The True Cost Of Your Clutter

The True Cost Of Your Clutter

Clutter rarely accumulates all at once, it’s a trickle of items that creeps into our home, bit by bit. One day you find your wardrobe bursting with clothes and your cupboard shelves so full you can’t squeeze another jar onto them. But what’s the true cost of keeping that clutter around?



Space

The true cost of your clutter takes up space, affects your environment and your mood, and can prevent you from being comfortable in your own home. When you accumulate stuff it takes up space. Without keeping things in check, entire rooms can fill up with the clutter of things you don’t want anymore. Over the years, when you move home and take that stuff with you the clutter grows and the space you have to live in shrinks.

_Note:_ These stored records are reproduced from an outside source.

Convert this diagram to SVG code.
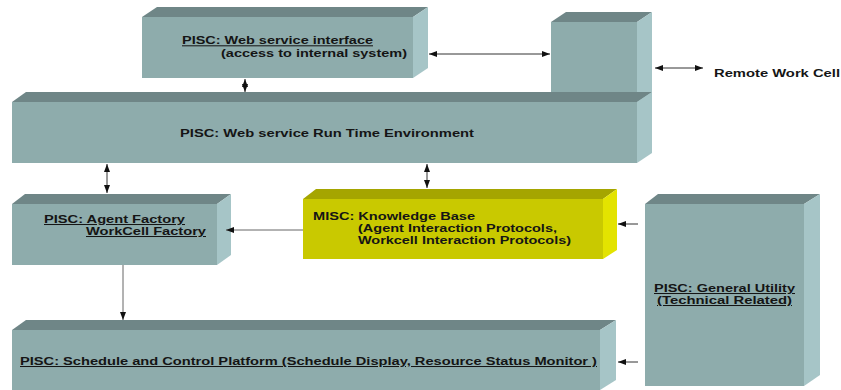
<svg xmlns="http://www.w3.org/2000/svg" width="841" height="390" viewBox="0 0 841 390">
<style>
.front{fill:#8eacac}
.top{fill:#6f8687}
.side{fill:#a6c5c7}
.yfront{fill:#c9c900}
.ytop{fill:#a5a500}
.yside{fill:#e3e300}
text{font-family:"Liberation Sans",Arial,sans-serif;font-size:10.2px;font-weight:700;fill:#151515}
.u{text-decoration:underline}
.conn line{stroke:#333;stroke-width:1}
</style>
<defs>
<marker id="ah" viewBox="0 0 8 6" markerWidth="8" markerHeight="6" refX="8" refY="3" orient="auto-start-reverse" markerUnits="userSpaceOnUse">
<path d="M0,0 L8,3 L0,6 z" fill="#111"/>
</marker>
</defs>
<rect width="841" height="390" fill="#ffffff"/>

<g id="remote">
<polygon class="top" points="551,22 566,12 652,12 637,22"/>
<rect class="front" x="551" y="22" width="86" height="81"/>
<polygon class="side" points="637,22 652,12 652,93 637,103"/>
</g>

<g id="interface">
<polygon class="top" points="142,17 157,7 428,7 413,17"/>
<rect class="front" x="142" y="17" width="271" height="61"/>
<polygon class="side" points="413,17 428,7 428,68 413,78"/>
<text class="u" x="182" y="44.3" textLength="191" lengthAdjust="spacingAndGlyphs">PISC: Web service interface</text>
<text x="221" y="56.7" textLength="186" lengthAdjust="spacingAndGlyphs">(access to internal system)</text>
</g>

<g id="rte">
<polygon class="top" points="12,102 26,92 652,92 637,102"/>
<rect class="front" x="12" y="102" width="625" height="61"/>
<polygon class="side" points="637,102 652,92 652,153 637,163"/>
<text x="180" y="137" textLength="294" lengthAdjust="spacingAndGlyphs">PISC: Web service Run Time Environment</text>
</g>

<g id="agent">
<polygon class="top" points="12,204 25,194 231,194 217,204"/>
<rect class="front" x="12" y="204" width="205" height="61"/>
<polygon class="side" points="217,204 231,194 231,255 217,265"/>
<text class="u" x="44" y="223" textLength="141" lengthAdjust="spacingAndGlyphs">PISC: Agent Factory</text>
<text class="u" x="86" y="235" textLength="120" lengthAdjust="spacingAndGlyphs">WorkCell Factory</text>
</g>

<g id="kb">
<polygon class="ytop" points="303,199 316,189 617,189 603,199"/>
<rect class="yfront" x="303" y="199" width="300" height="60"/>
<polygon class="yside" points="603,199 617,189 617,250 603,259"/>
<text x="313" y="220" textLength="162" lengthAdjust="spacingAndGlyphs">MISC: Knowledge Base</text>
<text x="358" y="232" textLength="199" lengthAdjust="spacingAndGlyphs">(Agent Interaction Protocols,</text>
<text x="358" y="244" textLength="213" lengthAdjust="spacingAndGlyphs">Workcell Interaction Protocols)</text>
</g>

<g id="utility">
<polygon class="top" points="645,204 658,194 820,194 804,204"/>
<rect class="front" x="645" y="204" width="159" height="182"/>
<polygon class="side" points="804,204 820,194 820,375 804,386"/>
<text class="u" x="654" y="292" textLength="141" lengthAdjust="spacingAndGlyphs">PISC: General Utility</text>
<text class="u" x="657" y="304" textLength="135" lengthAdjust="spacingAndGlyphs">(Technical Related)</text>
</g>

<g id="schedule">
<polygon class="top" points="12,330 26,320 616,320 600,330"/>
<rect class="front" x="12" y="330" width="588" height="60"/>
<polygon class="side" points="600,330 616,320 616,380 600,390"/>
<text class="u" x="20" y="365" textLength="577" lengthAdjust="spacingAndGlyphs">PISC: Schedule and Control Platform (Schedule Display, Resource Status Monitor )</text>
</g>

<g id="remote-label">
<text x="714" y="77" textLength="126" lengthAdjust="spacingAndGlyphs">Remote Work Cell</text>
</g>

<g class="conn" id="connectors">
<line x1="429" y1="54" x2="550" y2="54" marker-start="url(#ah)" marker-end="url(#ah)"/>
<line x1="655" y1="68" x2="703" y2="68" marker-start="url(#ah)" marker-end="url(#ah)"/>
<line x1="245" y1="79" x2="245" y2="92" marker-start="url(#ah)" marker-end="url(#ah)"/>
<line x1="107" y1="164" x2="107" y2="193" marker-start="url(#ah)" marker-end="url(#ah)"/>
<line x1="427" y1="164" x2="427" y2="188" marker-start="url(#ah)" marker-end="url(#ah)"/>
<line x1="303" y1="230" x2="226" y2="230" marker-end="url(#ah)" style="stroke:#666"/>
<line x1="123" y1="265" x2="123" y2="320" marker-end="url(#ah)" style="stroke:#666"/>
<line x1="638" y1="224" x2="618" y2="224" marker-end="url(#ah)"/>
<line x1="638" y1="362" x2="618" y2="362" marker-end="url(#ah)"/>
</g>
</svg>
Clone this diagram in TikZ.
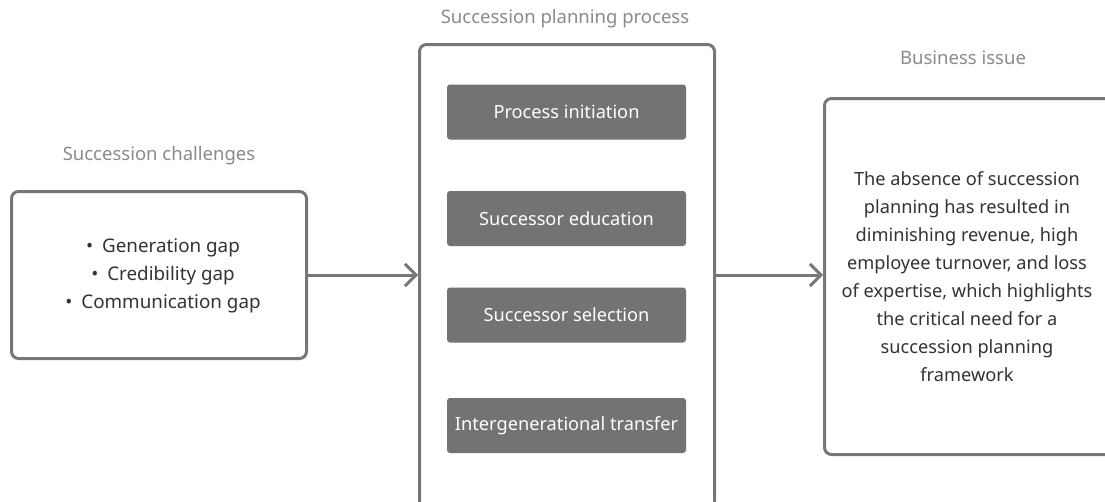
\documentclass[tikz,border=0pt]{standalone}
\usepackage{fontspec}
\setmainfont{Noto Sans}
\usetikzlibrary{arrows.meta}
\definecolor{frame}{HTML}{777777}
\definecolor{stepfill}{HTML}{737373}
\definecolor{caption}{HTML}{8A8A8A}
\definecolor{body}{HTML}{333333}
\newcommand{\gapitem}{\textbullet\hspace{9pt}}
\begin{document}
\begin{tikzpicture}[x=1pt,y=-1pt,
  panel/.style={draw=frame, line width=3pt, rounded corners=7pt, fill=white,
    inner sep=0pt, anchor=north west},
  stepbox/.style={fill=stepfill, rounded corners=3pt, minimum width=239pt,
    minimum height=55pt, inner sep=0pt, text=white,
    font=\fontsize{18.2}{20}\selectfont},
  heading/.style={text=caption, font=\fontsize{18.5}{20}\selectfont},
  bodytext/.style={text=body, align=center, font=\fontsize{18.2}{28}\selectfont},
  flow/.style={draw=frame, line width=3pt,
    -{Straight Barb[length=11pt,width=22pt,line width=3pt]}}]
\useasboundingbox (0,0) rectangle (1105,501);

% three panels
\node[panel, minimum width=295pt, minimum height=167pt] (left) at (10,190) {};
\node[panel, minimum width=295pt, minimum height=464pt] (mid) at (418,43) {};
\node[panel, minimum width=300pt, minimum height=356pt] (right) at (823,97) {};

% panel headings
\node[heading] (hleft) at (159,156) {Succession challenges};
\node[heading] (hmid) at (565,19) {Succession planning process};
\node[heading] (hright) at (963,58) {Business issue};

% challenge list
\node[bodytext, font=\fontsize{18.8}{28}\selectfont] (gaps) at (163,276) {%
  \gapitem Generation gap\\
  \gapitem Credibility gap\\
  \gapitem Communication gap};

% process steps
\node[stepbox] (s1) at (566.5,112) {Process initiation};
\node[stepbox] (s2) at (566.5,218.5) {Successor education};
\node[stepbox] (s3) at (566.5,315) {Successor selection};
\node[stepbox] (s4) at (566.5,425.5) {Intergenerational transfer};

% business issue statement
\node[bodytext] (issue) at (967,277) {%
  The absence of succession\\
  planning has resulted in\\
  diminishing revenue, high\\
  employee turnover, and loss\\
  of expertise, which highlights\\
  the critical need for a\\
  succession planning\\
  framework};

% connectors
\draw[flow] (left.east) -- (left.east -| mid.west);
\draw[flow] (left.east -| mid.east) -- (left.east -| right.west);
\end{tikzpicture}
\end{document}
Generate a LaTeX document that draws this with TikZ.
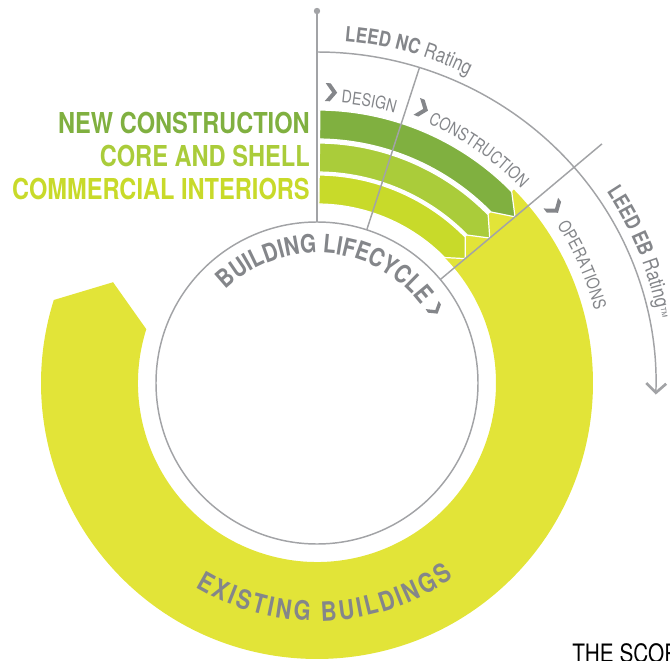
\documentclass[tikz,border=0pt]{standalone}
\usepackage{fontspec}
\setmainfont{TeX Gyre Heros}[FakeStretch=0.82]
\usetikzlibrary{decorations.text, arrows.meta}

\definecolor{ncgreen}{RGB}{128,176,64}
\definecolor{csgreen}{RGB}{170,204,58}
\definecolor{cigreen}{RGB}{200,218,42}
\definecolor{ebyellow}{RGB}{226,228,56}
\definecolor{leedgray}{RGB}{132,134,138}
\definecolor{leedline}{RGB}{162,163,166}

\newcommand\ratingfont{\fontsize{15.6}{18}\selectfont\bfseries\color{leedgray}}
\newcommand\phasefont{\fontsize{13}{15}\selectfont\color{leedgray}}
\newcommand\cyclefont{\fontsize{19}{22}\selectfont\bfseries}

\tikzset{
  guide/.style={draw=leedline, line width=1.1pt},
  band/.style={fill=#1, draw=white, line width=0.9pt},
  scheme/.style={font=\fontsize{21.6}{24}\selectfont\bfseries, inner sep=0pt, anchor=east},
  ebletter/.style={font=\fontsize{20}{23}\selectfont\bfseries, text=leedgray, inner sep=0pt, anchor=base},
  chev/.pic={\fill[leedgray] (-6,9) -- (-1,9) -- (6,0) -- (-1,-9) -- (-6,-9) -- (1,0) -- cycle;}
}

\begin{document}
\begin{tikzpicture}[x=0.75pt,y=0.75pt]
\useasboundingbox (-317,-277) rectangle (353,383);
% existing buildings ring
\fill[ebyellow] (44.5:276) arc[start angle=44.5, end angle=-197.5, radius=276] -- (-206.3:227.5) -- (-197.5:179) arc[start angle=-197.5, end angle=44.5, radius=179] -- cycle;
\foreach \ri/\ro/\col in {244/273/ncgreen, 211/240/csgreen, 179/208/cigreen}
  \draw[band=\col] (89.4:\ro) arc[start angle=89.4, end angle=44.5, radius=\ro] -- (40:{(\ri+\ro)/2}) -- (44.5:\ri) arc[start angle=44.5, end angle=89.4, radius=\ri] -- cycle;
\draw[guide] (0,0) circle[radius=161];
\draw[guide] (90:161) -- (90:372);
\fill[leedline] (90:372) circle[radius=3.2];
\draw[guide] (72:161) -- (72:332);
\draw[guide] (40:161) -- (40:372);
\draw[guide, -{Straight Barb[length=7pt, width=15pt, line width=2pt]}] (90:331) arc[start angle=90, end angle=-2, x radius=339, y radius=331];
\pic[rotate=-3] at (87.2:291) {chev};
\pic[rotate=-21] at (69:294) {chev};
\pic[rotate=-53.6] at (36.4:295) {chev};
\pic[rotate=-58, scale=0.85] at (32:139) {chev};
\path[decorate, decoration={text along path, text align=center, text={|\ratingfont|LEED NC |\ratingfont\mdseries|Rating}}] (89.6:343) arc[start angle=89.6, end angle=59.6, radius=343];
\path[decorate, decoration={text along path, text align=center, text={|\ratingfont|LEED EB |\ratingfont\mdseries|Rating|\ratingfont\mdseries\fontsize{10}{12}\selectfont|™}}] (37:347) arc[start angle=37, end angle=7, radius=347];
\path[decorate, decoration={text along path, text align=center, text={|\phasefont|DESIGN}}] (89:281) arc[start angle=89, end angle=70, radius=281];
\path[decorate, decoration={text along path, text align=center, text={|\phasefont|CONSTRUCTION}}] (70.2:282) arc[start angle=70.2, end angle=40.2, radius=282];
\path[decorate, decoration={text along path, text align=center, text={|\phasefont|OPERATIONS}}] (39:287) arc[start angle=39, end angle=9, radius=287];
\path[decorate, decoration={text along path, text align=center, text={|\cyclefont\color{leedgray}|BUILDING LIFECYCLE}}] (148:130) arc[start angle=148, end angle=23, radius=130];
\foreach \ch/\ang [count=\k] in {E/241.01, X/245.17, I/248.29, S/251.42, T/255.42, I/258.40, N/261.67, G/266.27,
    B/272.96, U/277.40, I/280.68, L/283.66, D/287.81, I/291.08, N/294.35, G/298.94, S/303.39}
  \node[ebletter, rotate=\ang+90] (eb\k) at (\ang:238) {\ch};
\node[scheme, text=ncgreen] (nclabel) at (-7,260) {NEW CONSTRUCTION};
\node[scheme, text=csgreen] (cslabel) at (-7,227) {CORE AND SHELL};
\node[scheme, text=cigreen] (cilabel) at (-7,194) {COMMERCIAL INTERIORS};
\node[anchor=base west, inner sep=0pt, font=\fontsize{19}{22}\selectfont] (scope) at (255,-279) {THE SCOPE};
\end{tikzpicture}
\end{document}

If you can simplify your life through decluttering your space you could, theoretically, downsize or otherwise live in a more comfortable environment with space to breathe and room to move. Clutter is a physical force that not only affects our environment through the space it occupies, clutter can also affect our mental wellbeing. When we allow our unwanted belongings to take up space within our lives because we don’t want to deal with them, we’re allowing that clutter to affect how we feel.



Time

The true cost of your clutter is all the time you waste struggling to find what you’re looking for and the repeat decluttering sprees you have to go on just to keep the mess at bay. Not only does decluttering your space take up a lot of your time, housing clutter is just as much of a time sap. Living in a cluttered environment means you’re forever searching for something or tidying it up when you could be spending your day doing something far more interesting. If you’ve ever spent an entire weekend or bank holiday tackling the clutter in your home you’ll know how frustrating it is to spend your time streamlining and organisation your belongings. It can be fun at first to get stuck into simplifying your life; seeing the bags of clutter get carted off for recycling or donated to thrift shops. But when the cycle isn’t broken and you find yourself decluttering every few months that’s when it wears you down.



Money

The true cost of your clutter is all the wasted money you spent buying it. Not only does clutter eat into your space and your time it also eats away at your money; all the money you wasted filling your home with things you don’t want. As Will Rogers says, “too many people spend money they haven’t earned, to buy things they don’t want, to impress people they don’t like.” One of the biggest life changes minimalists adopt are smart money-saving habits. Wasting money on unnecessary impulse purchases prevents you from affording the things you really want. Not shopping as a hobby for instant gratification and resisting the temptation to buy something new on a regular basis prevents the clutter from creeping in.